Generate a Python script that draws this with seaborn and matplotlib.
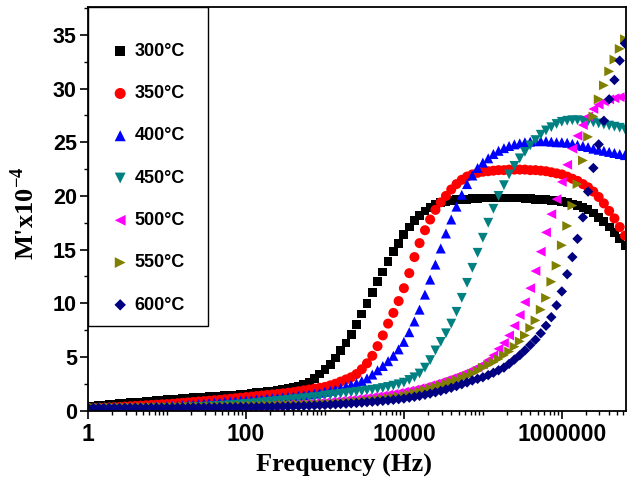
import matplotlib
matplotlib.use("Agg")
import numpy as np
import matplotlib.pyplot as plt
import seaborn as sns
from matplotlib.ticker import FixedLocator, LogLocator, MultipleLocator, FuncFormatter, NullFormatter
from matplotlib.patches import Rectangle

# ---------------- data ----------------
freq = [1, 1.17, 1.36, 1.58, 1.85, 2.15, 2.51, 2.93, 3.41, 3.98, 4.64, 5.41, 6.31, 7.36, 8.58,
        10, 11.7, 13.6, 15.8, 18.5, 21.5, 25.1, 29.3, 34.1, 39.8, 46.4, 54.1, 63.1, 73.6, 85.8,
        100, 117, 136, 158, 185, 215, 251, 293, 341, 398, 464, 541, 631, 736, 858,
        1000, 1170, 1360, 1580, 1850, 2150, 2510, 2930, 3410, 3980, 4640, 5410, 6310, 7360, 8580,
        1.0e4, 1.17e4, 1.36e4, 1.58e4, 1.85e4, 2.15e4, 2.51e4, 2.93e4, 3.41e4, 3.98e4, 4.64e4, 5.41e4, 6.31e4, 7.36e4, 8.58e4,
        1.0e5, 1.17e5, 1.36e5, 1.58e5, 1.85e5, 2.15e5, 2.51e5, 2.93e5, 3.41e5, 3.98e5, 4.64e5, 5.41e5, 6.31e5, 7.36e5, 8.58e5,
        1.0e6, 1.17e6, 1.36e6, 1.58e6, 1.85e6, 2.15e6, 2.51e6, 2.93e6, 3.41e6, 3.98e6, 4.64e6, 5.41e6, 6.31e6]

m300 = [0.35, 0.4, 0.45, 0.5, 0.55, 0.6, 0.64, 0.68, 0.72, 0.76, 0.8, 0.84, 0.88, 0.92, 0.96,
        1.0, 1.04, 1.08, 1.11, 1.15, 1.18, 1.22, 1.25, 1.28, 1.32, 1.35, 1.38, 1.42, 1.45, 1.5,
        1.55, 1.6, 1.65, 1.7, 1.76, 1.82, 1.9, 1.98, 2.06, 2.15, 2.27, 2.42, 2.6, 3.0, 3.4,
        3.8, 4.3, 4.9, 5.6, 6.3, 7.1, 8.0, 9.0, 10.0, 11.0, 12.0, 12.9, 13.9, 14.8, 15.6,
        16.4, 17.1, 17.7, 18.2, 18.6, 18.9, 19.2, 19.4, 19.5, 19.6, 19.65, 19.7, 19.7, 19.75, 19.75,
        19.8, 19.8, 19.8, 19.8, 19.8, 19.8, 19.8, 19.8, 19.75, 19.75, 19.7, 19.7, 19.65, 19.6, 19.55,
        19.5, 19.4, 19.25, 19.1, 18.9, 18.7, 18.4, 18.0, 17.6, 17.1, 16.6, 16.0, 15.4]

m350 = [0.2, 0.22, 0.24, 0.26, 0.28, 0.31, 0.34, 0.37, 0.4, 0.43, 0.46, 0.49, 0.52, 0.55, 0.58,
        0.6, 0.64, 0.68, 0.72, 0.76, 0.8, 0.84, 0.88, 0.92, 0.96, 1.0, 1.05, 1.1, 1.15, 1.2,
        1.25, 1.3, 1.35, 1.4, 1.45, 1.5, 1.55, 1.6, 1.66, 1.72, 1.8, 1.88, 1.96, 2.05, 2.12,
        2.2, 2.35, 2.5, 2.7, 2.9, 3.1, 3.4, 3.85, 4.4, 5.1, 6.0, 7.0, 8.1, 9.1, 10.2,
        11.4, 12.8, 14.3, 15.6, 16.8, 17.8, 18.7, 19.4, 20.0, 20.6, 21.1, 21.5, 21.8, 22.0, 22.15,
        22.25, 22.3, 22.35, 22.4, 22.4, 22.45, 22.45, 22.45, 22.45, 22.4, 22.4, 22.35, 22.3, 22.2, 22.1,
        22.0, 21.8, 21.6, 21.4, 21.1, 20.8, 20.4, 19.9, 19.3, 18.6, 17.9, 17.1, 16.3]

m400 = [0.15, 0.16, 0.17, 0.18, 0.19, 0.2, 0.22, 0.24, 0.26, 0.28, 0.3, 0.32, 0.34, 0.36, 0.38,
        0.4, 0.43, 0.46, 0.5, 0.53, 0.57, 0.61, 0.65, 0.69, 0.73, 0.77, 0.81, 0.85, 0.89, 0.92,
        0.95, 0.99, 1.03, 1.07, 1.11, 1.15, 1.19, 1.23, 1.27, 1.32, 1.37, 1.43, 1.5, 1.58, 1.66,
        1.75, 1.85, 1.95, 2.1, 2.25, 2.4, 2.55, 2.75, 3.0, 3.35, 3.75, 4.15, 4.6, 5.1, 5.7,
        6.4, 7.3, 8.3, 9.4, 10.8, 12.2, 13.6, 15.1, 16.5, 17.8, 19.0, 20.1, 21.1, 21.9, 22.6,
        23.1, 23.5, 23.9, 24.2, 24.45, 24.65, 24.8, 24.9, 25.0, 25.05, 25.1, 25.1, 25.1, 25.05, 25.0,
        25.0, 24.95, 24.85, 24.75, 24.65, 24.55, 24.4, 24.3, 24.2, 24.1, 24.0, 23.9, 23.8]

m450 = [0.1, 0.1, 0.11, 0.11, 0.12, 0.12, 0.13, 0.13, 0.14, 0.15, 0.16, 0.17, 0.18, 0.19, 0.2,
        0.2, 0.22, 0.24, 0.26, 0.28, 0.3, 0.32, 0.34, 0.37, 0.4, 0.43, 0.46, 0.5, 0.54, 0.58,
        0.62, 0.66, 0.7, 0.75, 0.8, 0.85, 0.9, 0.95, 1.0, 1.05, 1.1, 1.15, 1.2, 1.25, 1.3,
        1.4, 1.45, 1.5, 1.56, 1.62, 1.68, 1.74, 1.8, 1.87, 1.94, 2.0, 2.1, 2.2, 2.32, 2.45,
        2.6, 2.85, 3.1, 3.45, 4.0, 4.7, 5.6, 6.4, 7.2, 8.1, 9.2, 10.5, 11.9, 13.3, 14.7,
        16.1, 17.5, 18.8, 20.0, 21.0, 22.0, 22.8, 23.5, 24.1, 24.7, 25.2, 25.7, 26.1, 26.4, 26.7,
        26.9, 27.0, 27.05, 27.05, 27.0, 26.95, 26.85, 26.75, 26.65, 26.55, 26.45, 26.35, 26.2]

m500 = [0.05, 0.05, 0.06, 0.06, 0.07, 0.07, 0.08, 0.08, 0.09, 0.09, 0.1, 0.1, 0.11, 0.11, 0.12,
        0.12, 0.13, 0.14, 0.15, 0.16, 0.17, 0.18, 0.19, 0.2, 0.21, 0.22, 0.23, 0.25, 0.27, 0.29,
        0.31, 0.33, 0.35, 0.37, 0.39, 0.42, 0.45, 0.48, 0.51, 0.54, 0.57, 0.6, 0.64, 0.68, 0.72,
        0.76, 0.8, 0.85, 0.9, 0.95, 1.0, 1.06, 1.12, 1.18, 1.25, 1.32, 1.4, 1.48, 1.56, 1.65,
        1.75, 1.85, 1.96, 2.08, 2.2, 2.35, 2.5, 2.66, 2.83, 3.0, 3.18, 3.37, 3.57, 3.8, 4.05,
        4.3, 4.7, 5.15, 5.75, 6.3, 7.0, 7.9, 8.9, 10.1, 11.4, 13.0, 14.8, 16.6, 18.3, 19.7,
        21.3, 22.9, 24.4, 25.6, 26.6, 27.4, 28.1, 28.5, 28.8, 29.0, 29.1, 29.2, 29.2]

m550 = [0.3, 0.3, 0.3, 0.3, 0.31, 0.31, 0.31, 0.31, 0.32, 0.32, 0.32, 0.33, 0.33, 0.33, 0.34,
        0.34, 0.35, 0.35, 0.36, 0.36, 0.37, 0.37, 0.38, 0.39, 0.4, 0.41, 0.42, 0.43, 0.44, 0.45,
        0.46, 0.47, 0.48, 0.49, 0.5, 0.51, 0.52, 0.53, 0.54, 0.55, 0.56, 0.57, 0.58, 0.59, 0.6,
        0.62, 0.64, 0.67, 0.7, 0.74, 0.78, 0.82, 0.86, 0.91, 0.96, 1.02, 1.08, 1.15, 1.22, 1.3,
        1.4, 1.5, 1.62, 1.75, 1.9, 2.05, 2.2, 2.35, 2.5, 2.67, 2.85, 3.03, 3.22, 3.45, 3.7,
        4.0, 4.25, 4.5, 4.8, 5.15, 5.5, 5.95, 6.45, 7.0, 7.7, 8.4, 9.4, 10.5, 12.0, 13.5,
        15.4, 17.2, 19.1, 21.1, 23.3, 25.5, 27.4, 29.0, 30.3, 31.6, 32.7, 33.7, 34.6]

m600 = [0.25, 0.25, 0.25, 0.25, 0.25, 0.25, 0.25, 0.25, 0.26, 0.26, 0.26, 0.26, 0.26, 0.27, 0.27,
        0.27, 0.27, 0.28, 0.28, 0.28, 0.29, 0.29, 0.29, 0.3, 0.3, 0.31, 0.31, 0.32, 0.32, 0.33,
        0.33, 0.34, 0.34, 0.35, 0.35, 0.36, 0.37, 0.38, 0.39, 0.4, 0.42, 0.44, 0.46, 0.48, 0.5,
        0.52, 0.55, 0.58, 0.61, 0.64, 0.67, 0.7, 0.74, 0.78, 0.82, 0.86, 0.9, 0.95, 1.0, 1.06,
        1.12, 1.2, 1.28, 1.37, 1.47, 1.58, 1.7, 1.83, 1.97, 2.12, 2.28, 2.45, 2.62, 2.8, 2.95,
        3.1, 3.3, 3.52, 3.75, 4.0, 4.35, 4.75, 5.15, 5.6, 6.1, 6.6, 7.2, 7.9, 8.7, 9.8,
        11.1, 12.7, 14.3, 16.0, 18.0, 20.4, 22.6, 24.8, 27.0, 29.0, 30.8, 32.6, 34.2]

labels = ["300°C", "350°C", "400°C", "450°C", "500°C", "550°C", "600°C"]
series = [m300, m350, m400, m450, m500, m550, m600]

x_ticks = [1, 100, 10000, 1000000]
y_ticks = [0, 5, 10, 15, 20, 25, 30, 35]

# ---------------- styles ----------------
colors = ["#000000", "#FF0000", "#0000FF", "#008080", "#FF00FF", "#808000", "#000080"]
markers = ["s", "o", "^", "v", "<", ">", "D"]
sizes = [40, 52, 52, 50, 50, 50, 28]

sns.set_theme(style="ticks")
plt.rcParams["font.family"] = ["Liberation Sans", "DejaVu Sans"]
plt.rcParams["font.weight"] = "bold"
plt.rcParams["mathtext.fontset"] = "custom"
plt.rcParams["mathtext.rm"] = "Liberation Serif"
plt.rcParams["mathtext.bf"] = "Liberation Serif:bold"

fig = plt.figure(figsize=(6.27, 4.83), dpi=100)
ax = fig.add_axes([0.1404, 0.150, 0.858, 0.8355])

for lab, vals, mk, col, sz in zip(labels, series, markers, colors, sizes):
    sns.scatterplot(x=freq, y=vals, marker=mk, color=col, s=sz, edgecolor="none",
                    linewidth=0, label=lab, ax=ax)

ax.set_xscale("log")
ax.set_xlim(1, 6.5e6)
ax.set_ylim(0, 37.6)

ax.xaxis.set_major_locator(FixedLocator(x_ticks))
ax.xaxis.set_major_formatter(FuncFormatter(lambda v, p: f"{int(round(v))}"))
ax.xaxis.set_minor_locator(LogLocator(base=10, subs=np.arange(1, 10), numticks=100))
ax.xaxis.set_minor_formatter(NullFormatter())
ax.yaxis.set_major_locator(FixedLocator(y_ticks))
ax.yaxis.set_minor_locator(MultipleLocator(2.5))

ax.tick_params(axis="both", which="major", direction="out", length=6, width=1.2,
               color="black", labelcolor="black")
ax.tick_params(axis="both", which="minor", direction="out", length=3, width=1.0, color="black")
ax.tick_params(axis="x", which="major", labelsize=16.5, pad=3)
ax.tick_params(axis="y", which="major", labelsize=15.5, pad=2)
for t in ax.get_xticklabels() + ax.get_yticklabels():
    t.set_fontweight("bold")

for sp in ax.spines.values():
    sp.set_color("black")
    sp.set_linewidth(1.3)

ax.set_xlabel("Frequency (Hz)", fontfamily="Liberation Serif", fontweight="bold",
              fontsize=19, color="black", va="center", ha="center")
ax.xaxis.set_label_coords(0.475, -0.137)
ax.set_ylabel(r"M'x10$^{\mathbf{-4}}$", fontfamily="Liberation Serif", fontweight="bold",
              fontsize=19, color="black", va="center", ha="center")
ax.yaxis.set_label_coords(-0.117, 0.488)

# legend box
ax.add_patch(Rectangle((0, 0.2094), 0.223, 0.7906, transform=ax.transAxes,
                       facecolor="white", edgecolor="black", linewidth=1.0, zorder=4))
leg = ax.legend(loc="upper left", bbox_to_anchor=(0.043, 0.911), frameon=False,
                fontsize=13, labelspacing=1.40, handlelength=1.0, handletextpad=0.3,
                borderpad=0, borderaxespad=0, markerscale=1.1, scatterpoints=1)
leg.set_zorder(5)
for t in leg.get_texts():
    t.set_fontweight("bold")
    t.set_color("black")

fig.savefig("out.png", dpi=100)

━━━━━━━━━━━━━━━━

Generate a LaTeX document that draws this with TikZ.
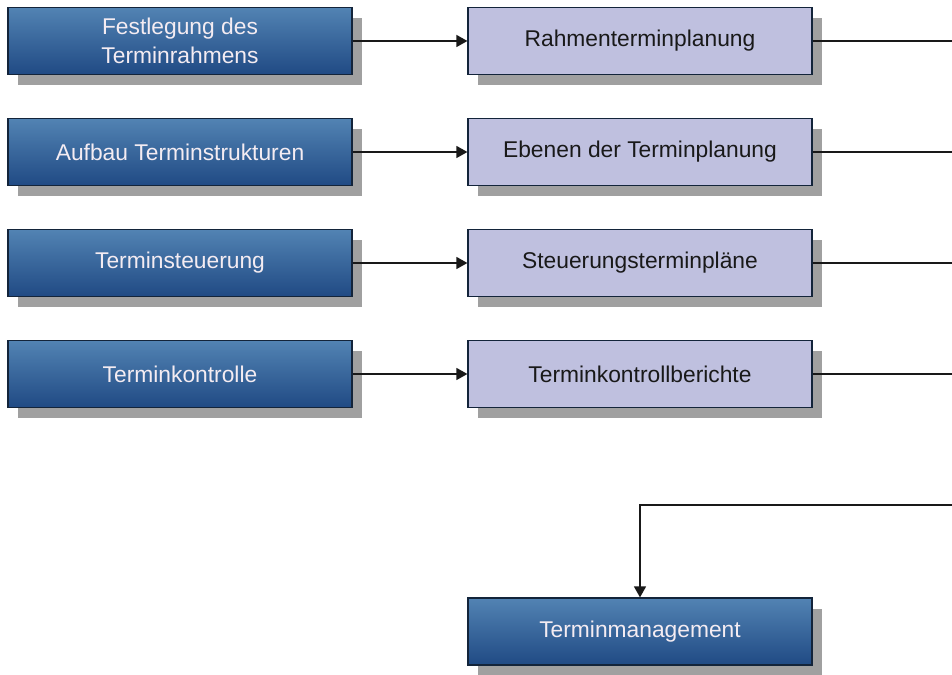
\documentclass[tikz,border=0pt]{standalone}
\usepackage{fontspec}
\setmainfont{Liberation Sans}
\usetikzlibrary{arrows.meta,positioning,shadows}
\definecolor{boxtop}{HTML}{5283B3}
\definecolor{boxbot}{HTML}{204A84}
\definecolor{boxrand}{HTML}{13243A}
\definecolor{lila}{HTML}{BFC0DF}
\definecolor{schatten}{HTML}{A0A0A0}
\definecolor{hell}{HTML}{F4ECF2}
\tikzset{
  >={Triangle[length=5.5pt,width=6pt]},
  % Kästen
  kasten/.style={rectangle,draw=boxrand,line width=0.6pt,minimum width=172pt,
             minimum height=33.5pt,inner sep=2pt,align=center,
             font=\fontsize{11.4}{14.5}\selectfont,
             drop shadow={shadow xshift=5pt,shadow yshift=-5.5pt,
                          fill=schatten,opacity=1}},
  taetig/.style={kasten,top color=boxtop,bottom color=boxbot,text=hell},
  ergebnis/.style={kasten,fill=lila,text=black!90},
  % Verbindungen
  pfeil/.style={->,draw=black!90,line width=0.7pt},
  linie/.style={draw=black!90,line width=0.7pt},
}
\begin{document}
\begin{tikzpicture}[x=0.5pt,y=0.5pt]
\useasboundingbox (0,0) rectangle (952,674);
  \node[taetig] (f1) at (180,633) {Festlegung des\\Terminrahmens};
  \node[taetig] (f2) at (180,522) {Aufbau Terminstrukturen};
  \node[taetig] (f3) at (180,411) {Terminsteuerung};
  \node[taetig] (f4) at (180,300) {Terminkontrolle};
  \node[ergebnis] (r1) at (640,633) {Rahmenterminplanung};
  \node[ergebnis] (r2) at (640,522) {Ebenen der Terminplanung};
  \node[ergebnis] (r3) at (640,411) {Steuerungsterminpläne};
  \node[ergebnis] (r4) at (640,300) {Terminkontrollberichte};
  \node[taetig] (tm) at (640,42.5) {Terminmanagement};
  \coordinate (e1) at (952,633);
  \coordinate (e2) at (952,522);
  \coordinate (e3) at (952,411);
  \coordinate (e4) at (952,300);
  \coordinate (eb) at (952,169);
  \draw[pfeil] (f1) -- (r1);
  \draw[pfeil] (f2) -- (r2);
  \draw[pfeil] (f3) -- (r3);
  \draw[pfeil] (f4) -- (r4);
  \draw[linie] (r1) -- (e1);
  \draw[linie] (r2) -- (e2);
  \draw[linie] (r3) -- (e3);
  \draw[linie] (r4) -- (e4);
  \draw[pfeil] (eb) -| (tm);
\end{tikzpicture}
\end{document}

━━━━━━━━━━━━━━━━

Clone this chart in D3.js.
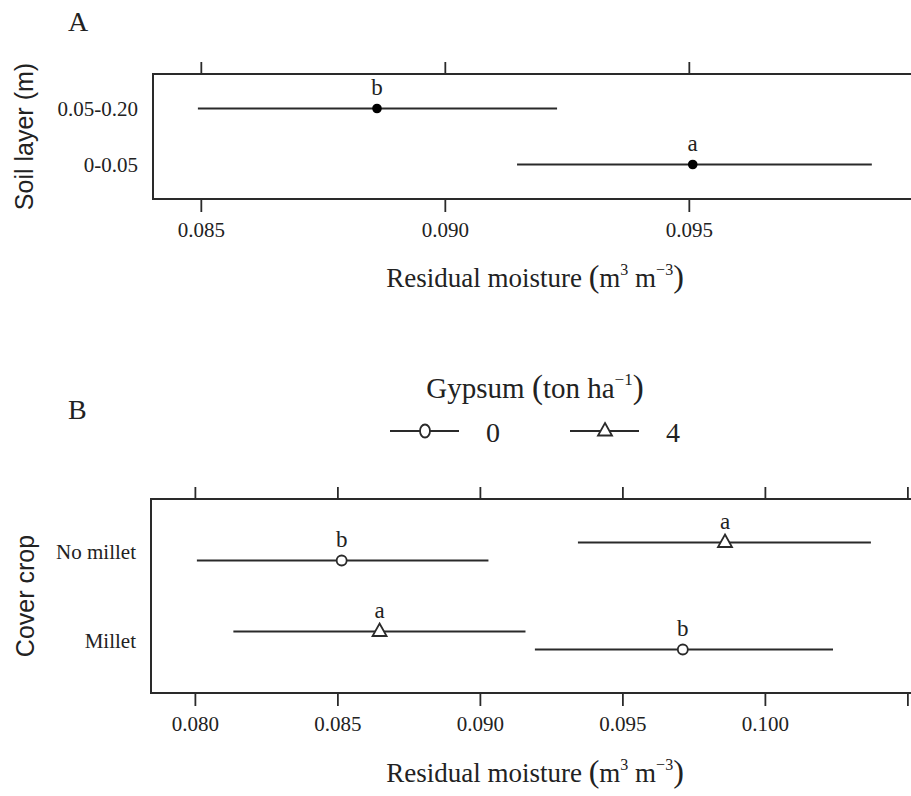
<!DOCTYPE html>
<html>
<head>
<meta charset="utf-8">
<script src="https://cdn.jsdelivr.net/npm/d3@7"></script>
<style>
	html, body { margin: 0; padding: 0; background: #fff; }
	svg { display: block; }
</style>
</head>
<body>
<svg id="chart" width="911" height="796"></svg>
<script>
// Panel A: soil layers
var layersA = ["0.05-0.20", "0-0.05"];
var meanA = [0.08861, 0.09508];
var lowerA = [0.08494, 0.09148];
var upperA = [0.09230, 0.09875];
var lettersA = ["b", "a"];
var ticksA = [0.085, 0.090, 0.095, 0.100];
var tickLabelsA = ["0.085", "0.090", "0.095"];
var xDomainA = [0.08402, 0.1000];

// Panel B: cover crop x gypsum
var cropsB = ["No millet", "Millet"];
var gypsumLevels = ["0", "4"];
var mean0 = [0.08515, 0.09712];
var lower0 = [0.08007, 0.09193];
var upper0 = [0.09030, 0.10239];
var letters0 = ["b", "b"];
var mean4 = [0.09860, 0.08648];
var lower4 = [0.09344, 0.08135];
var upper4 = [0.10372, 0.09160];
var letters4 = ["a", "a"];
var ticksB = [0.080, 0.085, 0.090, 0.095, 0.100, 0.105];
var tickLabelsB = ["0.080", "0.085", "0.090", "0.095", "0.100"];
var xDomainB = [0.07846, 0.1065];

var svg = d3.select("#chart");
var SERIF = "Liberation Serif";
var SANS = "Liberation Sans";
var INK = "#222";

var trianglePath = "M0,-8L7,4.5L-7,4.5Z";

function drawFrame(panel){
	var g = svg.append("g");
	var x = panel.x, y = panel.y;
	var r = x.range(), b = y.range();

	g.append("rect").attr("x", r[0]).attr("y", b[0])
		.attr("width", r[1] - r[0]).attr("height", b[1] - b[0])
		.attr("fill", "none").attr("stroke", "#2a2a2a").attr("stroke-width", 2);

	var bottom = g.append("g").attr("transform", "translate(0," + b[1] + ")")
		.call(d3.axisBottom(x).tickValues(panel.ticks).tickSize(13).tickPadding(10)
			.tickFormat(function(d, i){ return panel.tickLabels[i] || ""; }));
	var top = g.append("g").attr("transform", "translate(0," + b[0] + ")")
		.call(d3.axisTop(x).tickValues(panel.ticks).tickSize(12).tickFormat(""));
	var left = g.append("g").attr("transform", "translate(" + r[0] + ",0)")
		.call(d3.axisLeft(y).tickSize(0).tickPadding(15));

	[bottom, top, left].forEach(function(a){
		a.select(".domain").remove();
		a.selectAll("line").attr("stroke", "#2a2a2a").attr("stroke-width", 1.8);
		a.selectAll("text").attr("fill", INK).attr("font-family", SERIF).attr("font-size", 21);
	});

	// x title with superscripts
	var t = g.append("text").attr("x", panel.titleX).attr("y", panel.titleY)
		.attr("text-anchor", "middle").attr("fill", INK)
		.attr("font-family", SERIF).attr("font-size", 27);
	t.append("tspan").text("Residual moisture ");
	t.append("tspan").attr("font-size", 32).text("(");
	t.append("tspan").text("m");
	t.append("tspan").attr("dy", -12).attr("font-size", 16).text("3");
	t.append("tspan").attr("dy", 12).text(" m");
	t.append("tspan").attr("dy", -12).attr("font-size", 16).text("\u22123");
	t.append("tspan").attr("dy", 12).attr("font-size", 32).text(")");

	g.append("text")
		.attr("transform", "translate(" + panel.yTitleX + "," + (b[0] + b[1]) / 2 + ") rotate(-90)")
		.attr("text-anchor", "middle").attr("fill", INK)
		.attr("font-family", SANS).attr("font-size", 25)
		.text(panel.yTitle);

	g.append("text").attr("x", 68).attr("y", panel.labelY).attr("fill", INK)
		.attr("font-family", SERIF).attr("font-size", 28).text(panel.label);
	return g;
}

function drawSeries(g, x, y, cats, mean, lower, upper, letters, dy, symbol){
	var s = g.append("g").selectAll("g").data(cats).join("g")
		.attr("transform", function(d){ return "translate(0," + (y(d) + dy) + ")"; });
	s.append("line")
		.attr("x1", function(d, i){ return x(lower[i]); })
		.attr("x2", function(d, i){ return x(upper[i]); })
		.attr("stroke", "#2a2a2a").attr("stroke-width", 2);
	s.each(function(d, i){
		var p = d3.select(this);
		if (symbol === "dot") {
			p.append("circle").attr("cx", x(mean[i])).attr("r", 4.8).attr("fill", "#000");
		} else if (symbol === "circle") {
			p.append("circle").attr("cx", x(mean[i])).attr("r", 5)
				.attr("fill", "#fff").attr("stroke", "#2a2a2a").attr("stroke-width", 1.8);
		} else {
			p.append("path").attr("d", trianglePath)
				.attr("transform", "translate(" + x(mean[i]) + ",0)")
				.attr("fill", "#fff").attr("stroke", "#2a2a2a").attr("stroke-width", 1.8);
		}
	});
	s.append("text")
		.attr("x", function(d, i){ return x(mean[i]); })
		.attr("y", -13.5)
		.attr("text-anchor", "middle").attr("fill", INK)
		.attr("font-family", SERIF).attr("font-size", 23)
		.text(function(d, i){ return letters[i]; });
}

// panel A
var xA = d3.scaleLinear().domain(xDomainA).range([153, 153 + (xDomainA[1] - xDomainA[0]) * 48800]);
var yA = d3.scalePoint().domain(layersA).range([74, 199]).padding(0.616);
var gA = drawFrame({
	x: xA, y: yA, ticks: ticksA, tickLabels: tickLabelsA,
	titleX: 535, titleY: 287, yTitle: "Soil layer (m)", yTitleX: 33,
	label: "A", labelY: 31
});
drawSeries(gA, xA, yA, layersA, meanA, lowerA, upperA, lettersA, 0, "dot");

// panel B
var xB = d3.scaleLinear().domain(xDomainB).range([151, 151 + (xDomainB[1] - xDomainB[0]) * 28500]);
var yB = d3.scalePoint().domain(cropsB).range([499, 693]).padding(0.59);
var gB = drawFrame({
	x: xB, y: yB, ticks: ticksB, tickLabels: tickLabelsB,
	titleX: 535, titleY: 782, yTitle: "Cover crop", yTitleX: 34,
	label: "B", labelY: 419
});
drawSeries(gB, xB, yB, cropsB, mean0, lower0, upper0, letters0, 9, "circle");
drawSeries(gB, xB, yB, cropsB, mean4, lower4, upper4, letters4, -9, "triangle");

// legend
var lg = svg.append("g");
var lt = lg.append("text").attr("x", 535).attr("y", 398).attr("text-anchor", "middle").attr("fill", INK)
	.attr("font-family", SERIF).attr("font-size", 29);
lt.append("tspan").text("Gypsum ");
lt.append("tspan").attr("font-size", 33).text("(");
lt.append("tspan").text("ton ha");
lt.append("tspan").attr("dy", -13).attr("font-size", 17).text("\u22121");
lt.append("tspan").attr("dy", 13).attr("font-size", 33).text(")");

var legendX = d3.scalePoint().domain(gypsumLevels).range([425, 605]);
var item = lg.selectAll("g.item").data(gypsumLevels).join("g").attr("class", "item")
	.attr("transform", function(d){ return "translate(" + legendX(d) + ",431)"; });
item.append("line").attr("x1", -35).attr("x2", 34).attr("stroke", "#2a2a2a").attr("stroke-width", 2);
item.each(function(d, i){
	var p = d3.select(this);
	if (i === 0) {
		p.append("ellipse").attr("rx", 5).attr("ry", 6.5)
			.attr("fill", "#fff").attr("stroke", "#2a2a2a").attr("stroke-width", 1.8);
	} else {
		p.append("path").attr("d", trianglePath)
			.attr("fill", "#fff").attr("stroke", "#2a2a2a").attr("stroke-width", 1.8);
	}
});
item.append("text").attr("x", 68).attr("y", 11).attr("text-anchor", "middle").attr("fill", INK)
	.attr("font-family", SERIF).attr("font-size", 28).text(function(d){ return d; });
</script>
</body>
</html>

━━━━━━━━━━━━━━━━

SET EXERCISE
Pictures are excluded. Repeat exactly the lines from the one containing "Clone this chart in D3.js." to the one containing "var r = x.range(), b = y.range();", inclusive.

RESULT FOR THIS TASK
Clone this chart in D3.js.
<!DOCTYPE html>
<html>
<head>
<meta charset="utf-8">
<script src="https://cdn.jsdelivr.net/npm/d3@7"></script>
<style>
	html, body { margin: 0; padding: 0; background: #fff; }
	svg { display: block; }
</style>
</head>
<body>
<svg id="chart" width="911" height="796"></svg>
<script>
// Panel A: soil layers
var layersA = ["0.05-0.20", "0-0.05"];
var meanA = [0.08861, 0.09508];
var lowerA = [0.08494, 0.09148];
var upperA = [0.09230, 0.09875];
var lettersA = ["b", "a"];
var ticksA = [0.085, 0.090, 0.095, 0.100];
var tickLabelsA = ["0.085", "0.090", "0.095"];
var xDomainA = [0.08402, 0.1000];

// Panel B: cover crop x gypsum
var cropsB = ["No millet", "Millet"];
var gypsumLevels = ["0", "4"];
var mean0 = [0.08515, 0.09712];
var lower0 = [0.08007, 0.09193];
var upper0 = [0.09030, 0.10239];
var letters0 = ["b", "b"];
var mean4 = [0.09860, 0.08648];
var lower4 = [0.09344, 0.08135];
var upper4 = [0.10372, 0.09160];
var letters4 = ["a", "a"];
var ticksB = [0.080, 0.085, 0.090, 0.095, 0.100, 0.105];
var tickLabelsB = ["0.080", "0.085", "0.090", "0.095", "0.100"];
var xDomainB = [0.07846, 0.1065];

var svg = d3.select("#chart");
var SERIF = "Liberation Serif";
var SANS = "Liberation Sans";
var INK = "#222";

var trianglePath = "M0,-8L7,4.5L-7,4.5Z";

function drawFrame(panel){
	var g = svg.append("g");
	var x = panel.x, y = panel.y;
	var r = x.range(), b = y.range();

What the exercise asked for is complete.